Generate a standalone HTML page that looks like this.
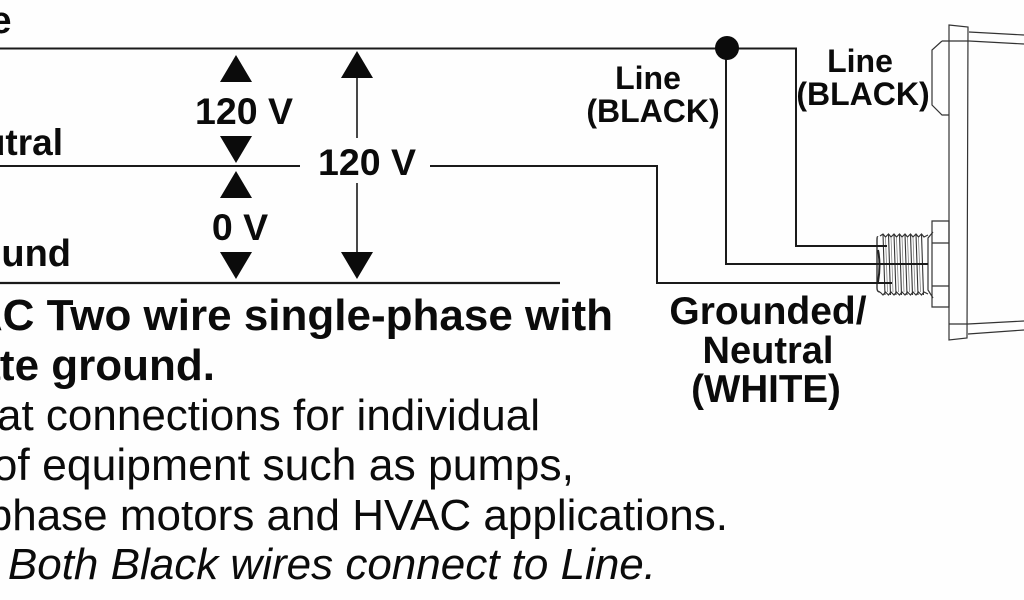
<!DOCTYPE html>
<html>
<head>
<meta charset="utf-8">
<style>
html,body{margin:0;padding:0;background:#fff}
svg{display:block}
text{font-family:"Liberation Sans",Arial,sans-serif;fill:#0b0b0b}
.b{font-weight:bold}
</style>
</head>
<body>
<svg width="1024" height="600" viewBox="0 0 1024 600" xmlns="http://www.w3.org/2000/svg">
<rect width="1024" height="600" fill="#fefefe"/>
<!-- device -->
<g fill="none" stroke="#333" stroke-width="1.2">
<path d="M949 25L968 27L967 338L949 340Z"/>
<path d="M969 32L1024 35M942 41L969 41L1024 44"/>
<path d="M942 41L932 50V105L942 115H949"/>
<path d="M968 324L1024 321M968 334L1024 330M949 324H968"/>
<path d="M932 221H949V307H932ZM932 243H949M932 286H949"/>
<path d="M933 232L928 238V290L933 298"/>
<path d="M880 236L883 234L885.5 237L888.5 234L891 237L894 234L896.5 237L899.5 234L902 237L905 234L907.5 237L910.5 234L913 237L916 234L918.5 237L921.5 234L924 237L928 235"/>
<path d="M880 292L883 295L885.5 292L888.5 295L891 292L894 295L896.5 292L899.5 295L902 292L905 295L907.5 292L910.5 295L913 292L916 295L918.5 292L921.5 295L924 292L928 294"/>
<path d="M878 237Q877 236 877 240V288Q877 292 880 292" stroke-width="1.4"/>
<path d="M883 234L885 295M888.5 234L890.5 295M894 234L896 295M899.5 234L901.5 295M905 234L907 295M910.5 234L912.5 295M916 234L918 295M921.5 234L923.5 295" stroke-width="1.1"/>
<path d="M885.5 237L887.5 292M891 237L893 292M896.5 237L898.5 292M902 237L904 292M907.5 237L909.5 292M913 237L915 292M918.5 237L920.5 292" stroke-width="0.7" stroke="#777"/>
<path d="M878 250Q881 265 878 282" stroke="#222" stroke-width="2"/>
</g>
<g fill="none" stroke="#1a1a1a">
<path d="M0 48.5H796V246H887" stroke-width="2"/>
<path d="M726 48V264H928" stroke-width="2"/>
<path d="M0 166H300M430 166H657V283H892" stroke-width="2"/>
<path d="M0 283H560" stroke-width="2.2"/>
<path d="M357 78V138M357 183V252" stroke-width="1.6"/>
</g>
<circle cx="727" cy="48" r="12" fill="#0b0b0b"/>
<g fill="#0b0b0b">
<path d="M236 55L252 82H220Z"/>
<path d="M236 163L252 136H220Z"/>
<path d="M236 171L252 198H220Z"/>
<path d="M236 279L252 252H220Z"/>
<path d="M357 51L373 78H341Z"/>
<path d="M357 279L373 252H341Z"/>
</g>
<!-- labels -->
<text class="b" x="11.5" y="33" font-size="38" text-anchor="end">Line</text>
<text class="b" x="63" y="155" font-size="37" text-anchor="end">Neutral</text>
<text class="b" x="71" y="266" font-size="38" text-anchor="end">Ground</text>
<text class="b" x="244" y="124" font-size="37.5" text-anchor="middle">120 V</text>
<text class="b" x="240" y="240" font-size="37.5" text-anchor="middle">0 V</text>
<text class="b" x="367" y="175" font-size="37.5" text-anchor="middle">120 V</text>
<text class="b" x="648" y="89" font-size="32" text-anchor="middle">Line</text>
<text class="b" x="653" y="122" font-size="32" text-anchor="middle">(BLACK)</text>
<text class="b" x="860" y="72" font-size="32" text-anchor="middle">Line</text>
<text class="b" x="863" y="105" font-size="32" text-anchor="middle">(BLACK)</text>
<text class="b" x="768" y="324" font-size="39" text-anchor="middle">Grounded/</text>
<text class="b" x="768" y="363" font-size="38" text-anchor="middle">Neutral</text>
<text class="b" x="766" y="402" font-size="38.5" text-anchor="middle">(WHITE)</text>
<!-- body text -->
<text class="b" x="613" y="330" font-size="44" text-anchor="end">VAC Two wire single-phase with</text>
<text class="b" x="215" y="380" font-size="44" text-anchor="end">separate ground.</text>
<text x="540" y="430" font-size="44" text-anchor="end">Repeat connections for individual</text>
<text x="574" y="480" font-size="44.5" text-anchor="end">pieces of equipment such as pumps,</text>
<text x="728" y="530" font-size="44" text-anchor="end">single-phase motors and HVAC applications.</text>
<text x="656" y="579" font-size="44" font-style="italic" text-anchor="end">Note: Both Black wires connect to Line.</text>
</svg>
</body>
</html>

☆ ☆ ☆ ☆ ☆ ☆ ☆

> [Set problem]: Exactly as written, return every line of the listing, but not the pictures.

> [Output of the task]:
Generate a standalone HTML page that looks like this.
<!DOCTYPE html>
<html>
<head>
<meta charset="utf-8">
<style>
html,body{margin:0;padding:0;background:#fff}
svg{display:block}
text{font-family:"Liberation Sans",Arial,sans-serif;fill:#0b0b0b}
.b{font-weight:bold}
</style>
</head>
<body>
<svg width="1024" height="600" viewBox="0 0 1024 600" xmlns="http://www.w3.org/2000/svg">
<rect width="1024" height="600" fill="#fefefe"/>
<!-- device -->
<g fill="none" stroke="#333" stroke-width="1.2">
<path d="M949 25L968 27L967 338L949 340Z"/>
<path d="M969 32L1024 35M942 41L969 41L1024 44"/>
<path d="M942 41L932 50V105L942 115H949"/>
<path d="M968 324L1024 321M968 334L1024 330M949 324H968"/>
<path d="M932 221H949V307H932ZM932 243H949M932 286H949"/>
<path d="M933 232L928 238V290L933 298"/>
<path d="M880 236L883 234L885.5 237L888.5 234L891 237L894 234L896.5 237L899.5 234L902 237L905 234L907.5 237L910.5 234L913 237L916 234L918.5 237L921.5 234L924 237L928 235"/>
<path d="M880 292L883 295L885.5 292L888.5 295L891 292L894 295L896.5 292L899.5 295L902 292L905 295L907.5 292L910.5 295L913 292L916 295L918.5 292L921.5 295L924 292L928 294"/>
<path d="M878 237Q877 236 877 240V288Q877 292 880 292" stroke-width="1.4"/>
<path d="M883 234L885 295M888.5 234L890.5 295M894 234L896 295M899.5 234L901.5 295M905 234L907 295M910.5 234L912.5 295M916 234L918 295M921.5 234L923.5 295" stroke-width="1.1"/>
<path d="M885.5 237L887.5 292M891 237L893 292M896.5 237L898.5 292M902 237L904 292M907.5 237L909.5 292M913 237L915 292M918.5 237L920.5 292" stroke-width="0.7" stroke="#777"/>
<path d="M878 250Q881 265 878 282" stroke="#222" stroke-width="2"/>
</g>
<g fill="none" stroke="#1a1a1a">
<path d="M0 48.5H796V246H887" stroke-width="2"/>
<path d="M726 48V264H928" stroke-width="2"/>
<path d="M0 166H300M430 166H657V283H892" stroke-width="2"/>
<path d="M0 283H560" stroke-width="2.2"/>
<path d="M357 78V138M357 183V252" stroke-width="1.6"/>
</g>
<circle cx="727" cy="48" r="12" fill="#0b0b0b"/>
<g fill="#0b0b0b">
<path d="M236 55L252 82H220Z"/>
<path d="M236 163L252 136H220Z"/>
<path d="M236 171L252 198H220Z"/>
<path d="M236 279L252 252H220Z"/>
<path d="M357 51L373 78H341Z"/>
<path d="M357 279L373 252H341Z"/>
</g>
<!-- labels -->
<text class="b" x="11.5" y="33" font-size="38" text-anchor="end">Line</text>
<text class="b" x="63" y="155" font-size="37" text-anchor="end">Neutral</text>
<text class="b" x="71" y="266" font-size="38" text-anchor="end">Ground</text>
<text class="b" x="244" y="124" font-size="37.5" text-anchor="middle">120 V</text>
<text class="b" x="240" y="240" font-size="37.5" text-anchor="middle">0 V</text>
<text class="b" x="367" y="175" font-size="37.5" text-anchor="middle">120 V</text>
<text class="b" x="648" y="89" font-size="32" text-anchor="middle">Line</text>
<text class="b" x="653" y="122" font-size="32" text-anchor="middle">(BLACK)</text>
<text class="b" x="860" y="72" font-size="32" text-anchor="middle">Line</text>
<text class="b" x="863" y="105" font-size="32" text-anchor="middle">(BLACK)</text>
<text class="b" x="768" y="324" font-size="39" text-anchor="middle">Grounded/</text>
<text class="b" x="768" y="363" font-size="38" text-anchor="middle">Neutral</text>
<text class="b" x="766" y="402" font-size="38.5" text-anchor="middle">(WHITE)</text>
<!-- body text -->
<text class="b" x="613" y="330" font-size="44" text-anchor="end">VAC Two wire single-phase with</text>
<text class="b" x="215" y="380" font-size="44" text-anchor="end">separate ground.</text>
<text x="540" y="430" font-size="44" text-anchor="end">Repeat connections for individual</text>
<text x="574" y="480" font-size="44.5" text-anchor="end">pieces of equipment such as pumps,</text>
<text x="728" y="530" font-size="44" text-anchor="end">single-phase motors and HVAC applications.</text>
<text x="656" y="579" font-size="44" font-style="italic" text-anchor="end">Note: Both Black wires connect to Line.</text>
</svg>
</body>
</html>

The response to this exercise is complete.